• **OBJECTIVE**
Say how many lines in the data below contain the word "this", and give no other text.

--- Start ---

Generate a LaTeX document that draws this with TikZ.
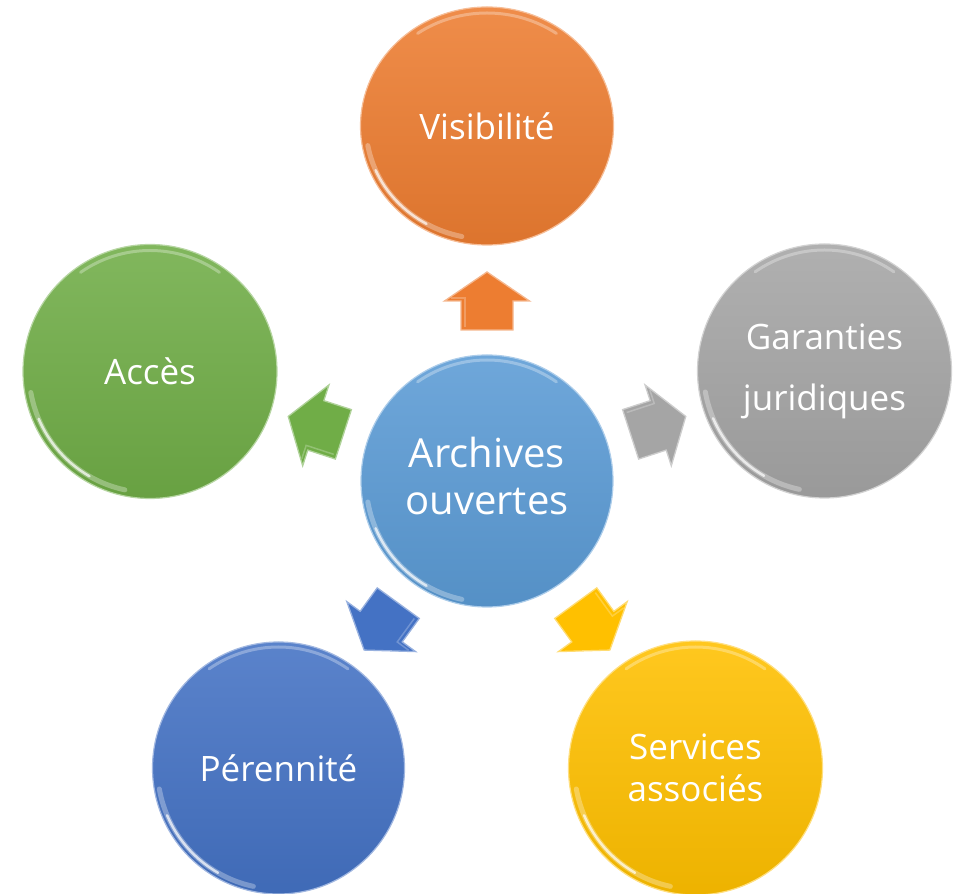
\documentclass[tikz,border=0pt]{standalone}
\usepackage{fontspec}
\setmainfont{Open Sans}
\usetikzlibrary{shapes.geometric,calc}
\definecolor{cCenter}{HTML}{5B9BD5}
\definecolor{cOrange}{HTML}{ED7D31}
\definecolor{cGray}{HTML}{A5A5A5}
\definecolor{cYellow}{HTML}{FFC000}
\definecolor{cBlue}{HTML}{4472C4}
\definecolor{cGreen}{HTML}{70AD47}
\tikzset{
  bubble/.style={circle, inner sep=0pt, minimum size=254pt, text=white, align=center,
    draw=#1!50!white, line width=1.2pt, top color=#1!88!white, bottom color=#1!93!black,
    font=\fontsize{35}{42}\selectfont},
  glosswide/.style={white, line width=5pt, opacity=0.3, line cap=round},
  gloss/.style={white, line width=2.5pt, opacity=0.7, line cap=round},
  glosstop/.style={white, line width=3pt, opacity=0.3, line cap=round},
  arrowbox/.style={fill=#1, draw=#1!55!white, line width=1.3pt, line join=miter},
  arrowshine/.style={#1!70!white, line width=1.5pt, opacity=0.8},
}
\begin{document}
\begin{tikzpicture}[x=1pt,y=1pt]
\useasboundingbox (0,0) rectangle (959,894);

% center
\node[bubble=cCenter, minimum size=252pt, font=\fontsize{40}{47}\selectfont, text depth=11pt] (C) at (487,413) {Archives\\ouvertes};
% outer
\node[bubble=cOrange, ellipse, minimum width=253pt, minimum height=238pt] (V) at (487,768) {Visibilité};
\node[bubble=cGreen] (A) at (150,522.5) {Accès};
\node[bubble=cGray, font=\fontsize{35}{61}\selectfont] (G) at (824.5,523) {Garanties\\juridiques};
\node[bubble=cBlue, minimum size=252pt] (P) at (278.5,126) {Pérennité};
\node[bubble=cYellow] (S) at (695.5,126) {Services\\associés};

% gloss highlights
\foreach \n in {C,A,G,P,S}{
  \draw[glosswide] (\n.center) ++(190:121) arc[start angle=190,end angle=258,radius=121];
  \draw[gloss] (\n.center) ++(203:121) arc[start angle=203,end angle=240,radius=121];
  \draw[glosstop] (\n.center) ++(55:121) arc[start angle=55,end angle=125,radius=121];
}
\draw[glosswide] (V.center) ++(190:{121 and 113}) arc[start angle=190,end angle=258,x radius=121,y radius=113];
\draw[gloss] (V.center) ++(203:{121 and 113}) arc[start angle=203,end angle=240,x radius=121,y radius=113];
\draw[glosstop] (V.center) ++(55:{121 and 113}) arc[start angle=55,end angle=125,x radius=121,y radius=113];

% arrows
\foreach \ang/\col in {90/cOrange,162/cGreen,18/cGray,234/cBlue,306/cYellow}{
  \begin{scope}[shift={($(C.center)+(\ang:180)$)}, rotate=\ang]
    \filldraw[arrowbox=\col] (29,0) -- (0,42.5) -- (0,26) -- (-29,26) -- (-29,-26) -- (0,-26) -- (0,-42.5) -- cycle;
    \draw[arrowshine=\col] (-26,22) -- (3,22) -- (3,36);
  \end{scope}
}
\end{tikzpicture}
\end{document}
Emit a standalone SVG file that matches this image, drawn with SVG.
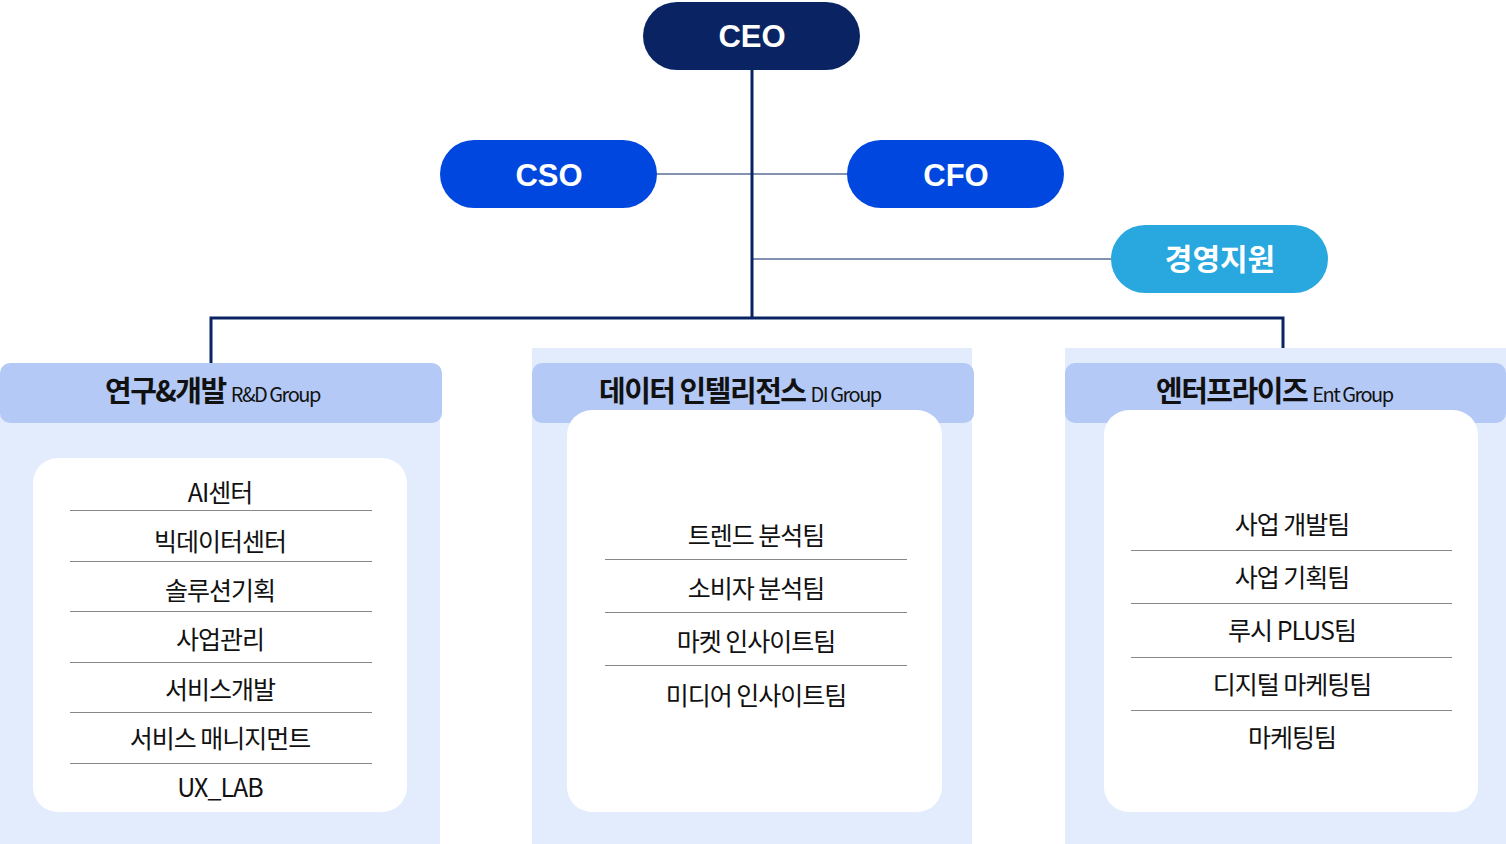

--- End ---

• **WRITTEN REPLY**
2